------ Stored records
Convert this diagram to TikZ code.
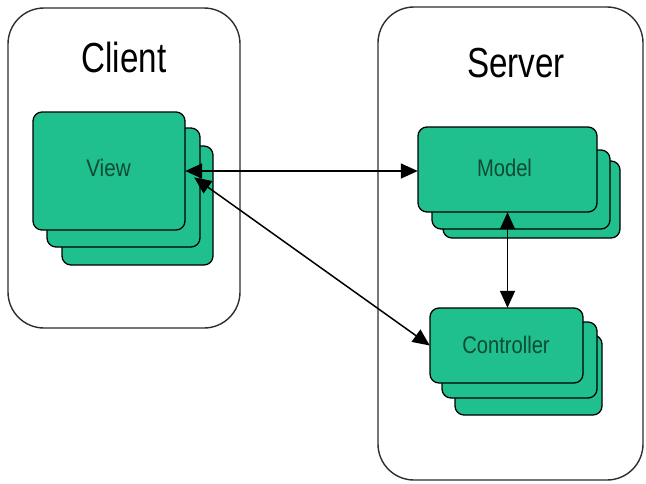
\documentclass[tikz,border=0pt]{standalone}
\usepackage{fontspec}
\setmainfont{Liberation Sans}
\usetikzlibrary{arrows.meta}

\definecolor{tierline}{HTML}{2E2E2E}
\definecolor{compfill}{HTML}{1FBF8E}
\definecolor{comptext}{HTML}{0F4A35}

\tikzset{
  tier/.style={draw=tierline, line width=1.4pt, rounded corners=36pt},
  card/.style={draw=black, line width=1.3pt, fill=compfill, rounded corners=9pt},
  tiertitle/.style={anchor=base, font=\fontsize{42}{48}\selectfont, text=black, inner sep=0pt},
  cardlabel/.style={anchor=base, font=\fontsize{24}{28}\selectfont, text=comptext, inner sep=0pt},
  link/.style={line width=1.5pt, {Triangle[length=17pt,width=15pt]}-{Triangle[length=17pt,width=15pt]}},
}

\begin{document}
\begin{tikzpicture}[x=1pt, y=-1pt]
  \useasboundingbox (0,0) rectangle (646,483);
  \fill[white] (0,0) rectangle (646,483);

  % the two tiers
  \draw[tier] (8,8) rectangle (240,328);
  \draw[tier] (378,7) rectangle (643,480);
  \node[tiertitle] (clienttitle) at (124,72) {\scalebox{0.79}[1]{Client}};
  \node[tiertitle] (servertitle) at (516,77) {\scalebox{0.79}[1]{Server}};

  % View stack (client side)
  \draw[card] (62,146) rectangle (213,265);
  \draw[card] (47,128) rectangle (200,247);
  \draw[card] (33,112) rectangle (185,230);
  \node[inner sep=0pt, minimum width=152pt, minimum height=118pt] (viewbox) at (109,171) {};
  \node[cardlabel] (viewlabel) at (108.5,176) {\scalebox{0.86}[1]{View}};

  % Model stack (server side)
  \draw[card] (443,161) rectangle (620,238);
  \draw[card] (432,150) rectangle (610,229);
  \draw[card] (418,127) rectangle (597,212);
  \node[inner sep=0pt, minimum width=179pt, minimum height=85pt] (modelbox) at (507.5,169.5) {};
  \node[cardlabel] (modellabel) at (504.5,176) {\scalebox{0.84}[1]{Model}};

  % Controller stack (server side)
  \draw[card] (455,335) rectangle (602,415);
  \draw[card] (442,322) rectangle (597,398);
  \draw[card] (430,308) rectangle (583,383);
  \node[inner sep=0pt, minimum width=153pt, minimum height=75pt] (ctrlbox) at (506.5,345.5) {};
  \node[cardlabel] (ctrllabel) at (506,353) {\scalebox{0.84}[1]{Controller}};

  % connectors
  \draw[link] (viewbox.east) -- (viewbox.east -| modelbox.west);
  \draw[link, shorten <=11pt] (viewbox.east) -- (ctrlbox.west);
  \draw[link] (modelbox.south) -- (modelbox.south |- ctrlbox.north);
\end{tikzpicture}
\end{document}
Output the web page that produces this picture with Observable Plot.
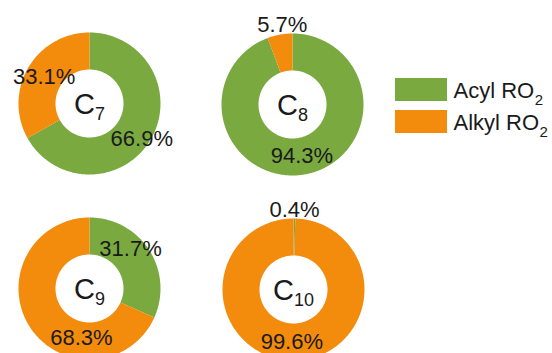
<!DOCTYPE html>
<html>
<head>
<meta charset="utf-8">
<script src="https://cdn.jsdelivr.net/npm/d3@7"></script>
<script src="https://cdn.jsdelivr.net/npm/@observablehq/plot@0.6"></script>
<style>
  html, body { margin: 0; padding: 0; background: #fff; }
  #chart { width: 552px; height: 353px; }
</style>
</head>
<body>
<div id="chart"></div>
<script>
// ---- data ----
const donutBase = ["C", "C", "C", "C"];
const donutSub = ["7", "8", "9", "10"];
const series = ["Acyl RO2", "Alkyl RO2"];
const seriesBase = ["Acyl RO", "Alkyl RO"];
const seriesSub = ["2", "2"];
const acyl = [66.9, 94.3, 31.7, 0.4];
const alkyl = [33.1, 5.7, 68.3, 99.6];

// ---- layout / style ----
const colors = ["#79a93f", "#f38b0c"];
const centersX = [89, 292, 89, 293];
const centersY = [103, 104, 288, 289];
const R = 71, r = 34;
const labelNudge = {
  "0-0": [7, 8.5], "0-1": [0, 0],
  "1-0": [0, 0], "1-1": [4, -1],
  "2-0": [-3, -11], "2-1": [36, 21],
  "3-0": [0, 0], "3-1": [-1, 0]
};
const font = "'Liberation Sans', Arial, Helvetica, sans-serif";
const ink = "#1a1a1a";

// ---- build slices (polygons) and labels ----
const pts = [];
const labels = [];
const valuesBySeries = [acyl, alkyl];
donutSub.forEach((d, i) => {
  const cx = centersX[i], cy = centersY[i];
  let start = 0;
  series.forEach((s, k) => {
    const v = valuesBySeries[k][i];
    const a0 = start * 2 * Math.PI / 100;
    const a1 = (start + v) * 2 * Math.PI / 100;
    const n = Math.max(2, Math.ceil((a1 - a0) / (Math.PI / 180)));
    const id = i + "-" + k;
    for (let j = 0; j <= n; j++) {
      const a = a0 + (a1 - a0) * j / n;
      pts.push({slice: id, series: s, x: cx + R * Math.sin(a), y: cy - R * Math.cos(a)});
    }
    for (let j = n; j >= 0; j--) {
      const a = a0 + (a1 - a0) * j / n;
      pts.push({slice: id, series: s, x: cx + r * Math.sin(a), y: cy - r * Math.cos(a)});
    }
    const am = (a0 + a1) / 2;
    const rl = v < 10 ? 80 : (R + r) / 2;
    const nd = labelNudge[id] || [0, 0];
    labels.push({
      text: v.toFixed(1) + "%",
      x: cx + rl * Math.sin(am) + nd[0],
      y: cy - rl * Math.cos(am) + nd[1]
    });
    start += v;
  });
});

// center labels: "C" + subscript number
const cFont = 29, subFont = 18;
const centerMain = [], centerSub = [];
donutSub.forEach((d, i) => {
  const wC = 0.722 * cFont, wS = 0.556 * subFont * d.length;
  const left = centersX[i] - (wC + wS) / 2;
  centerMain.push({text: donutBase[i], x: left, y: centersY[i] + 10.5});
  centerSub.push({text: d, x: left + wC, y: centersY[i] + 16});
});

// legend
const legX1 = 395, legX2 = 447, legY = [78, 110], legH = 23;
const legFont = 22, legSubFont = 15;
const legendRects = series.map((s, k) => ({series: s, x1: legX1, x2: legX2, y1: legY[k], y2: legY[k] + legH}));
const legendMain = series.map((s, k) => ({text: seriesBase[k], x: 453, y: legY[k] + 19}));
const legendSub = series.map((s, k) => ({text: seriesSub[k], x: 453 + 0.5 + (k === 0 ? 3.667 : 3.889) * legFont, y: legY[k] + 26}));

const chart = Plot.plot({
  width: 552,
  height: 353,
  margin: 0,
  x: {domain: [0, 552], range: [0, 552], axis: null},
  y: {domain: [0, 353], range: [0, 353], axis: null},
  color: {domain: series, range: colors},
  style: {fontFamily: font, background: "#fff", overflow: "visible"},
  marks: [
    Plot.line(pts, {x: "x", y: "y", z: "slice", fill: "series", stroke: "none", curve: "linear"}),
    Plot.text(labels, {x: "x", y: "y", text: "text", fontSize: 22, fill: ink}),
    Plot.text(centerMain, {x: "x", y: "y", text: "text", fontSize: cFont, fill: ink, textAnchor: "start", lineAnchor: "bottom"}),
    Plot.text(centerSub, {x: "x", y: "y", text: "text", fontSize: subFont, fill: ink, textAnchor: "start", lineAnchor: "bottom"}),
    Plot.rect(legendRects, {x1: "x1", x2: "x2", y1: "y1", y2: "y2", fill: "series"}),
    Plot.text(legendMain, {x: "x", y: "y", text: "text", fontSize: legFont, fill: ink, textAnchor: "start", lineAnchor: "bottom"}),
    Plot.text(legendSub, {x: "x", y: "y", text: "text", fontSize: legSubFont, fill: ink, textAnchor: "start", lineAnchor: "bottom"})
  ]
});
document.getElementById("chart").appendChild(chart);
</script>
</body>
</html>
------------
→ **Set problem**: In your copy, leave out the pictures and reproduce the material above exactly.

→ **Worked solution**:
Convert this diagram to TikZ code.
\documentclass[tikz,border=0pt]{standalone}
\usepackage{fontspec}
\setmainfont{Liberation Sans}
\usetikzlibrary{arrows.meta}

\definecolor{tierline}{HTML}{2E2E2E}
\definecolor{compfill}{HTML}{1FBF8E}
\definecolor{comptext}{HTML}{0F4A35}

\tikzset{
  tier/.style={draw=tierline, line width=1.4pt, rounded corners=36pt},
  card/.style={draw=black, line width=1.3pt, fill=compfill, rounded corners=9pt},
  tiertitle/.style={anchor=base, font=\fontsize{42}{48}\selectfont, text=black, inner sep=0pt},
  cardlabel/.style={anchor=base, font=\fontsize{24}{28}\selectfont, text=comptext, inner sep=0pt},
  link/.style={line width=1.5pt, {Triangle[length=17pt,width=15pt]}-{Triangle[length=17pt,width=15pt]}},
}

\begin{document}
\begin{tikzpicture}[x=1pt, y=-1pt]
  \useasboundingbox (0,0) rectangle (646,483);
  \fill[white] (0,0) rectangle (646,483);

  % the two tiers
  \draw[tier] (8,8) rectangle (240,328);
  \draw[tier] (378,7) rectangle (643,480);
  \node[tiertitle] (clienttitle) at (124,72) {\scalebox{0.79}[1]{Client}};
  \node[tiertitle] (servertitle) at (516,77) {\scalebox{0.79}[1]{Server}};

  % View stack (client side)
  \draw[card] (62,146) rectangle (213,265);
  \draw[card] (47,128) rectangle (200,247);
  \draw[card] (33,112) rectangle (185,230);
  \node[inner sep=0pt, minimum width=152pt, minimum height=118pt] (viewbox) at (109,171) {};
  \node[cardlabel] (viewlabel) at (108.5,176) {\scalebox{0.86}[1]{View}};

  % Model stack (server side)
  \draw[card] (443,161) rectangle (620,238);
  \draw[card] (432,150) rectangle (610,229);
  \draw[card] (418,127) rectangle (597,212);
  \node[inner sep=0pt, minimum width=179pt, minimum height=85pt] (modelbox) at (507.5,169.5) {};
  \node[cardlabel] (modellabel) at (504.5,176) {\scalebox{0.84}[1]{Model}};

  % Controller stack (server side)
  \draw[card] (455,335) rectangle (602,415);
  \draw[card] (442,322) rectangle (597,398);
  \draw[card] (430,308) rectangle (583,383);
  \node[inner sep=0pt, minimum width=153pt, minimum height=75pt] (ctrlbox) at (506.5,345.5) {};
  \node[cardlabel] (ctrllabel) at (506,353) {\scalebox{0.84}[1]{Controller}};

  % connectors
  \draw[link] (viewbox.east) -- (viewbox.east -| modelbox.west);
  \draw[link, shorten <=11pt] (viewbox.east) -- (ctrlbox.west);
  \draw[link] (modelbox.south) -- (modelbox.south |- ctrlbox.north);
\end{tikzpicture}
\end{document}
Output the web page that produces this picture with Observable Plot.
<!DOCTYPE html>
<html>
<head>
<meta charset="utf-8">
<script src="https://cdn.jsdelivr.net/npm/d3@7"></script>
<script src="https://cdn.jsdelivr.net/npm/@observablehq/plot@0.6"></script>
<style>
  html, body { margin: 0; padding: 0; background: #fff; }
  #chart { width: 552px; height: 353px; }
</style>
</head>
<body>
<div id="chart"></div>
<script>
// ---- data ----
const donutBase = ["C", "C", "C", "C"];
const donutSub = ["7", "8", "9", "10"];
const series = ["Acyl RO2", "Alkyl RO2"];
const seriesBase = ["Acyl RO", "Alkyl RO"];
const seriesSub = ["2", "2"];
const acyl = [66.9, 94.3, 31.7, 0.4];
const alkyl = [33.1, 5.7, 68.3, 99.6];

// ---- layout / style ----
const colors = ["#79a93f", "#f38b0c"];
const centersX = [89, 292, 89, 293];
const centersY = [103, 104, 288, 289];
const R = 71, r = 34;
const labelNudge = {
  "0-0": [7, 8.5], "0-1": [0, 0],
  "1-0": [0, 0], "1-1": [4, -1],
  "2-0": [-3, -11], "2-1": [36, 21],
  "3-0": [0, 0], "3-1": [-1, 0]
};
const font = "'Liberation Sans', Arial, Helvetica, sans-serif";
const ink = "#1a1a1a";

// ---- build slices (polygons) and labels ----
const pts = [];
const labels = [];
const valuesBySeries = [acyl, alkyl];
donutSub.forEach((d, i) => {
  const cx = centersX[i], cy = centersY[i];
  let start = 0;
  series.forEach((s, k) => {
    const v = valuesBySeries[k][i];
    const a0 = start * 2 * Math.PI / 100;
    const a1 = (start + v) * 2 * Math.PI / 100;
    const n = Math.max(2, Math.ceil((a1 - a0) / (Math.PI / 180)));
    const id = i + "-" + k;
    for (let j = 0; j <= n; j++) {
      const a = a0 + (a1 - a0) * j / n;
      pts.push({slice: id, series: s, x: cx + R * Math.sin(a), y: cy - R * Math.cos(a)});
    }
    for (let j = n; j >= 0; j--) {
      const a = a0 + (a1 - a0) * j / n;
      pts.push({slice: id, series: s, x: cx + r * Math.sin(a), y: cy - r * Math.cos(a)});
    }
    const am = (a0 + a1) / 2;
    const rl = v < 10 ? 80 : (R + r) / 2;
    const nd = labelNudge[id] || [0, 0];
    labels.push({
      text: v.toFixed(1) + "%",
      x: cx + rl * Math.sin(am) + nd[0],
      y: cy - rl * Math.cos(am) + nd[1]
    });
    start += v;
  });
});

// center labels: "C" + subscript number
const cFont = 29, subFont = 18;
const centerMain = [], centerSub = [];
donutSub.forEach((d, i) => {
  const wC = 0.722 * cFont, wS = 0.556 * subFont * d.length;
  const left = centersX[i] - (wC + wS) / 2;
  centerMain.push({text: donutBase[i], x: left, y: centersY[i] + 10.5});
  centerSub.push({text: d, x: left + wC, y: centersY[i] + 16});
});

// legend
const legX1 = 395, legX2 = 447, legY = [78, 110], legH = 23;
const legFont = 22, legSubFont = 15;
const legendRects = series.map((s, k) => ({series: s, x1: legX1, x2: legX2, y1: legY[k], y2: legY[k] + legH}));
const legendMain = series.map((s, k) => ({text: seriesBase[k], x: 453, y: legY[k] + 19}));
const legendSub = series.map((s, k) => ({text: seriesSub[k], x: 453 + 0.5 + (k === 0 ? 3.667 : 3.889) * legFont, y: legY[k] + 26}));

const chart = Plot.plot({
  width: 552,
  height: 353,
  margin: 0,
  x: {domain: [0, 552], range: [0, 552], axis: null},
  y: {domain: [0, 353], range: [0, 353], axis: null},
  color: {domain: series, range: colors},
  style: {fontFamily: font, background: "#fff", overflow: "visible"},
  marks: [
    Plot.line(pts, {x: "x", y: "y", z: "slice", fill: "series", stroke: "none", curve: "linear"}),
    Plot.text(labels, {x: "x", y: "y", text: "text", fontSize: 22, fill: ink}),
    Plot.text(centerMain, {x: "x", y: "y", text: "text", fontSize: cFont, fill: ink, textAnchor: "start", lineAnchor: "bottom"}),
    Plot.text(centerSub, {x: "x", y: "y", text: "text", fontSize: subFont, fill: ink, textAnchor: "start", lineAnchor: "bottom"}),
    Plot.rect(legendRects, {x1: "x1", x2: "x2", y1: "y1", y2: "y2", fill: "series"}),
    Plot.text(legendMain, {x: "x", y: "y", text: "text", fontSize: legFont, fill: ink, textAnchor: "start", lineAnchor: "bottom"}),
    Plot.text(legendSub, {x: "x", y: "y", text: "text", fontSize: legSubFont, fill: ink, textAnchor: "start", lineAnchor: "bottom"})
  ]
});
document.getElementById("chart").appendChild(chart);
</script>
</body>
</html>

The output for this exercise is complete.